### OBJECTIVE
Retype, please, the listing from its opening line through the line that contains "y_134 = [0.935, 0.921, 0.908, 0.895, 0.889, 0.886, 0.873, 0.866]", both included, without the pictures.

### DATA

** Begin **

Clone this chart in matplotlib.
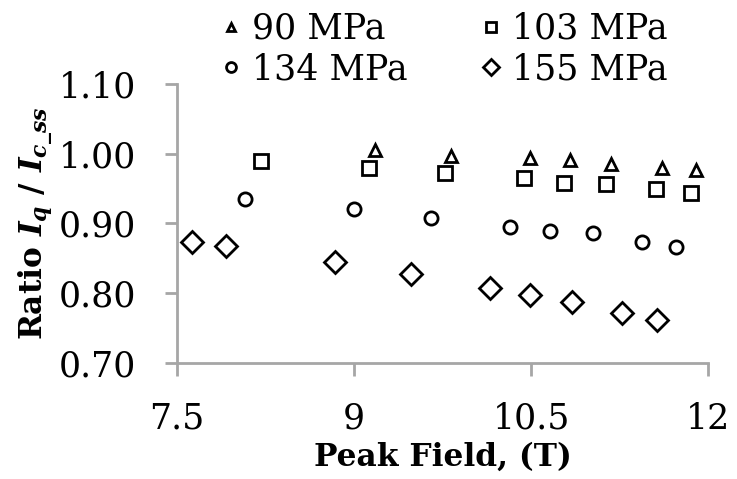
import numpy as np
import matplotlib
matplotlib.use("Agg")
import matplotlib.pyplot as plt

# values
x_90 = [9.18, 9.82, 10.49, 10.83, 11.18, 11.61, 11.90]
y_90 = [1.005, 0.997, 0.994, 0.991, 0.985, 0.980, 0.977]

x_103 = [8.21, 9.13, 9.77, 10.44, 10.78, 11.13, 11.56, 11.85]
y_103 = [0.990, 0.979, 0.972, 0.965, 0.958, 0.956, 0.950, 0.944]

x_134 = [8.08, 9.00, 9.65, 10.32, 10.66, 11.02, 11.44, 11.73]
y_134 = [0.935, 0.921, 0.908, 0.895, 0.889, 0.886, 0.873, 0.866]

x_155 = [7.63, 7.92, 8.84, 9.48, 10.15, 10.49, 10.85, 11.27, 11.57]
y_155 = [0.873, 0.868, 0.845, 0.828, 0.808, 0.797, 0.788, 0.772, 0.761]

x_ticks = [7.5, 9, 10.5, 12]
x_tick_labels = ["7.5", "9", "10.5", "12"]
y_ticks = [0.70, 0.80, 0.90, 1.00, 1.10]

plt.rcParams['font.family'] = ['DejaVu Serif']
plt.rcParams['mathtext.fontset'] = 'custom'
plt.rcParams['mathtext.it'] = 'DejaVu Serif:italic:bold'
plt.rcParams['mathtext.rm'] = 'DejaVu Serif:bold'

fig = plt.figure(figsize=(7.37, 4.79), dpi=100)
ax = fig.add_axes([0.240, 0.242, 0.721, 0.583])

gray = '#a6a6a6'
common = dict(linestyle='none', markerfacecolor='white', markeredgecolor='black', markeredgewidth=2)
h90, = ax.plot(x_90, y_90, marker='^', markersize=8, label='90 MPa', **common)
h103, = ax.plot(x_103, y_103, marker='s', markersize=9.5, label='103 MPa', **common)
h134, = ax.plot(x_134, y_134, marker='o', markersize=9.5, label='134 MPa', **common)
h155, = ax.plot(x_155, y_155, marker='D', markersize=11, label='155 MPa', **common)

ax.set_xlim(7.5, 12)
ax.set_ylim(0.70, 1.10)
ax.set_xticks(x_ticks)
ax.set_xticklabels(x_tick_labels)
ax.set_yticks(y_ticks)
ax.set_yticklabels([f"{v:.2f}" for v in y_ticks])

for s in ['top', 'right']:
    ax.spines[s].set_visible(False)
for s in ['left', 'bottom']:
    ax.spines[s].set_color(gray)
    ax.spines[s].set_linewidth(2)
ax.tick_params(axis='both', colors=gray, labelcolor='black', width=2, length=9,
               labelsize=25, direction='out')
ax.tick_params(axis='x', pad=19)
ax.tick_params(axis='y', pad=20)

ax.set_xlabel('Peak Field, (T)', fontsize=22.5, fontweight='bold', labelpad=4)
ax.set_ylabel(r'Ratio $I_q$ / $I_{c\_ss}$', fontsize=22.5, fontweight='bold', labelpad=4)

# row-wise order: 90, 103 / 134, 155
fig.legend([h90, h134, h103, h155], ['90 MPa', '134 MPa', '103 MPa', '155 MPa'],
           loc='upper left', bbox_to_anchor=(217 / 737, 0.975), ncol=2, frameon=False,
           fontsize=25, handletextpad=0.2, columnspacing=2.0, labelspacing=0.18,
           borderpad=0, borderaxespad=0, handlelength=0.8, markerscale=0.75)

fig.savefig('out.png', dpi=100)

** End **

### ANSWER TO THIS TASK
Clone this chart in matplotlib.
import numpy as np
import matplotlib
matplotlib.use("Agg")
import matplotlib.pyplot as plt

# values
x_90 = [9.18, 9.82, 10.49, 10.83, 11.18, 11.61, 11.90]
y_90 = [1.005, 0.997, 0.994, 0.991, 0.985, 0.980, 0.977]

x_103 = [8.21, 9.13, 9.77, 10.44, 10.78, 11.13, 11.56, 11.85]
y_103 = [0.990, 0.979, 0.972, 0.965, 0.958, 0.956, 0.950, 0.944]

x_134 = [8.08, 9.00, 9.65, 10.32, 10.66, 11.02, 11.44, 11.73]
y_134 = [0.935, 0.921, 0.908, 0.895, 0.889, 0.886, 0.873, 0.866]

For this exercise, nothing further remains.